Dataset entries
■ ■ ■ ■ ■

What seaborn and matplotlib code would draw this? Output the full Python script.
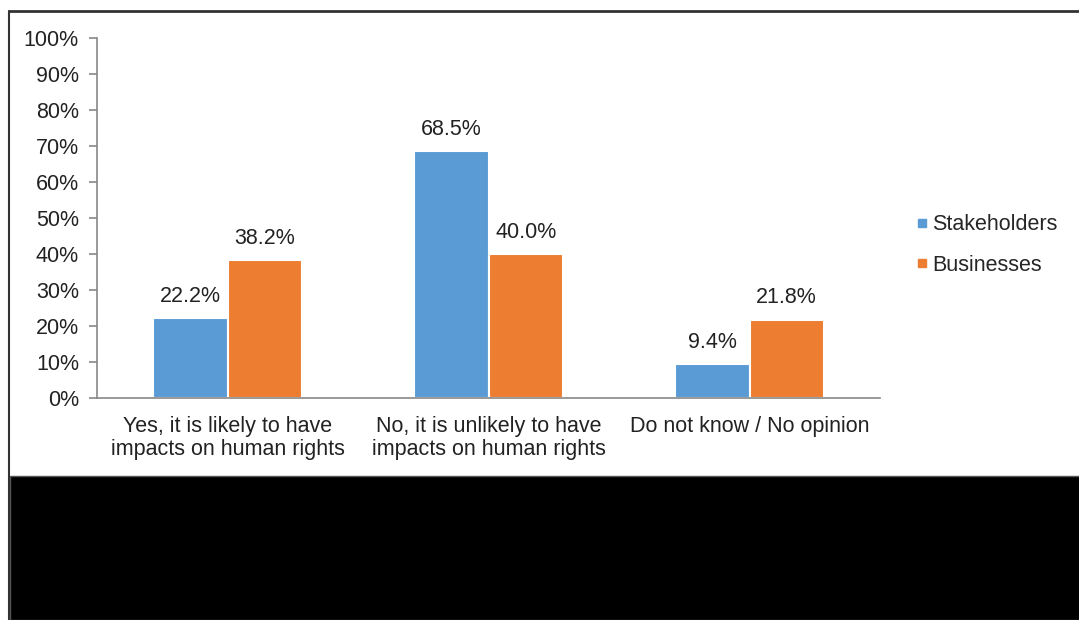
import pandas as pd
import matplotlib.pyplot as plt
import matplotlib.patches as mpatches
from matplotlib.lines import Line2D
import seaborn as sns

# chart data
categories = ['Yes, it is likely to have\nimpacts on human rights',
              'No, it is unlikely to have\nimpacts on human rights',
              'Do not know / No opinion']
groups = ['Stakeholders', 'Businesses']
stakeholders = [22.2, 68.5, 9.4]
businesses = [38.2, 40.0, 21.8]
colors = ['#5B9BD5', '#ED7D31']

df = pd.DataFrame({
    'answer': categories * 2,
    'group': [groups[0]] * 3 + [groups[1]] * 3,
    'value': stakeholders + businesses,
})

sns.set_style('white')
plt.rcParams['font.family'] = ['Liberation Sans', 'DejaVu Sans']
fs = 15.5

fig = plt.figure(figsize=(10.79, 6.2), dpi=100)
ax = fig.add_axes([97 / 1079, 1 - 398 / 620, (880 - 97) / 1079, (398 - 38) / 620])

sns.barplot(data=df, x='answer', y='value', hue='group', palette=colors,
            width=0.57, edgecolor='white', linewidth=1.5, saturation=1,
            legend=False, ax=ax)

# value labels
for cont in ax.containers:
    ax.bar_label(cont, labels=[f'{b.get_height():.1f}%' for b in cont],
                 padding=8, fontsize=fs, color='#222222')

ax.set_xlim(-0.5, 2.5)
ax.set_ylim(0, 100)
ax.set_yticks(range(0, 101, 10))
ax.set_yticklabels([f'{v}%' for v in range(0, 101, 10)], fontsize=fs, color='#222222')
ax.set_xticks(range(3))
ax.set_xticklabels(categories, fontsize=fs, color='#222222', linespacing=1.15)
ax.set_xticks([-0.5, 0.5, 1.5, 2.5], minor=True)
ax.tick_params(axis='x', which='major', length=0, pad=13)
ax.tick_params(axis='x', which='minor', length=6, color='#888888', width=1.2, direction='out')
ax.tick_params(axis='y', length=6, color='#888888', width=1.2, direction='out', pad=7, left=True)
ax.set_xlabel('')
ax.set_ylabel('')
for s in ['top', 'right']:
    ax.spines[s].set_visible(False)
for s in ['left', 'bottom']:
    ax.spines[s].set_color('#888888')
    ax.spines[s].set_linewidth(1.2)

# legend
handles = [Line2D([0], [0], marker='s', linestyle='', markersize=6,
                  markerfacecolor=c, markeredgecolor=c) for c in colors]
fig.legend(handles, groups, loc='center left', bbox_to_anchor=(0.83, 1 - 245 / 620),
           frameon=False, fontsize=fs, handletextpad=0.1, labelspacing=0.9,
           handlelength=0.7)

# page frame and dark block below the chart
fig.add_artist(Line2D([9 / 1079, 1], [1 - 11 / 620, 1 - 11 / 620],
                      color='#333333', linewidth=2, transform=fig.transFigure))
fig.add_artist(Line2D([9 / 1079, 9 / 1079], [0, 1 - 11 / 620],
                      color='#333333', linewidth=1.5, transform=fig.transFigure))
fig.add_artist(mpatches.Rectangle((10 / 1079, 0), 1, (620 - 476) / 620,
                                  facecolor='black', edgecolor='#555555',
                                  transform=fig.transFigure))

fig.savefig('out.png', dpi=100)
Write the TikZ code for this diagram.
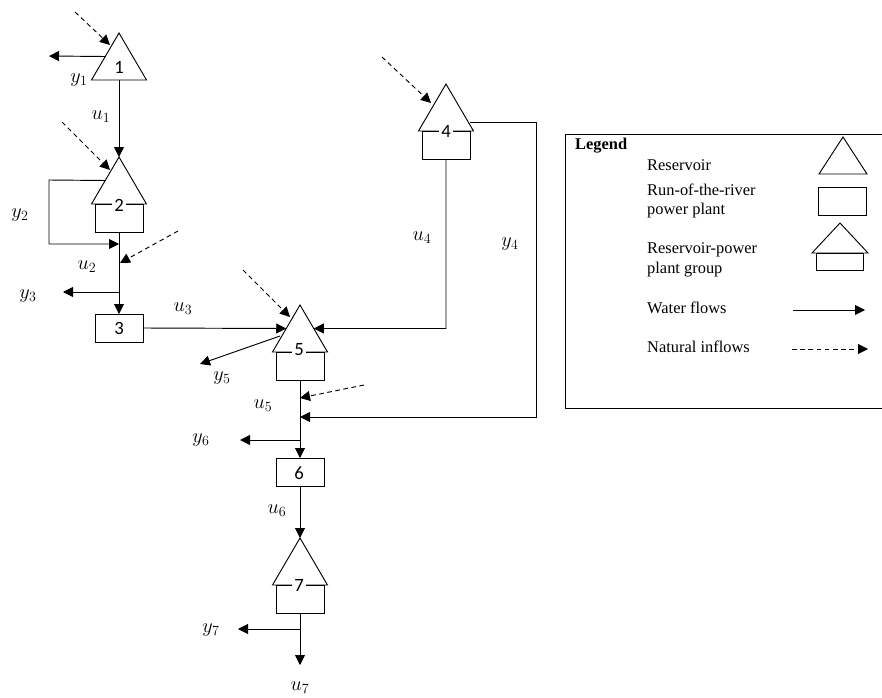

■ ■ ■ ■ ■

**Directions for this task:**
Transcribe the material as is, with images omitted.

**Reply:**
What seaborn and matplotlib code would draw this? Output the full Python script.
import pandas as pd
import matplotlib.pyplot as plt
import matplotlib.patches as mpatches
from matplotlib.lines import Line2D
import seaborn as sns

# chart data
categories = ['Yes, it is likely to have\nimpacts on human rights',
              'No, it is unlikely to have\nimpacts on human rights',
              'Do not know / No opinion']
groups = ['Stakeholders', 'Businesses']
stakeholders = [22.2, 68.5, 9.4]
businesses = [38.2, 40.0, 21.8]
colors = ['#5B9BD5', '#ED7D31']

df = pd.DataFrame({
    'answer': categories * 2,
    'group': [groups[0]] * 3 + [groups[1]] * 3,
    'value': stakeholders + businesses,
})

sns.set_style('white')
plt.rcParams['font.family'] = ['Liberation Sans', 'DejaVu Sans']
fs = 15.5

fig = plt.figure(figsize=(10.79, 6.2), dpi=100)
ax = fig.add_axes([97 / 1079, 1 - 398 / 620, (880 - 97) / 1079, (398 - 38) / 620])

sns.barplot(data=df, x='answer', y='value', hue='group', palette=colors,
            width=0.57, edgecolor='white', linewidth=1.5, saturation=1,
            legend=False, ax=ax)

# value labels
for cont in ax.containers:
    ax.bar_label(cont, labels=[f'{b.get_height():.1f}%' for b in cont],
                 padding=8, fontsize=fs, color='#222222')

ax.set_xlim(-0.5, 2.5)
ax.set_ylim(0, 100)
ax.set_yticks(range(0, 101, 10))
ax.set_yticklabels([f'{v}%' for v in range(0, 101, 10)], fontsize=fs, color='#222222')
ax.set_xticks(range(3))
ax.set_xticklabels(categories, fontsize=fs, color='#222222', linespacing=1.15)
ax.set_xticks([-0.5, 0.5, 1.5, 2.5], minor=True)
ax.tick_params(axis='x', which='major', length=0, pad=13)
ax.tick_params(axis='x', which='minor', length=6, color='#888888', width=1.2, direction='out')
ax.tick_params(axis='y', length=6, color='#888888', width=1.2, direction='out', pad=7, left=True)
ax.set_xlabel('')
ax.set_ylabel('')
for s in ['top', 'right']:
    ax.spines[s].set_visible(False)
for s in ['left', 'bottom']:
    ax.spines[s].set_color('#888888')
    ax.spines[s].set_linewidth(1.2)

# legend
handles = [Line2D([0], [0], marker='s', linestyle='', markersize=6,
                  markerfacecolor=c, markeredgecolor=c) for c in colors]
fig.legend(handles, groups, loc='center left', bbox_to_anchor=(0.83, 1 - 245 / 620),
           frameon=False, fontsize=fs, handletextpad=0.1, labelspacing=0.9,
           handlelength=0.7)

# page frame and dark block below the chart
fig.add_artist(Line2D([9 / 1079, 1], [1 - 11 / 620, 1 - 11 / 620],
                      color='#333333', linewidth=2, transform=fig.transFigure))
fig.add_artist(Line2D([9 / 1079, 9 / 1079], [0, 1 - 11 / 620],
                      color='#333333', linewidth=1.5, transform=fig.transFigure))
fig.add_artist(mpatches.Rectangle((10 / 1079, 0), 1, (620 - 476) / 620,
                                  facecolor='black', edgecolor='#555555',
                                  transform=fig.transFigure))

fig.savefig('out.png', dpi=100)
Write the TikZ code for this diagram.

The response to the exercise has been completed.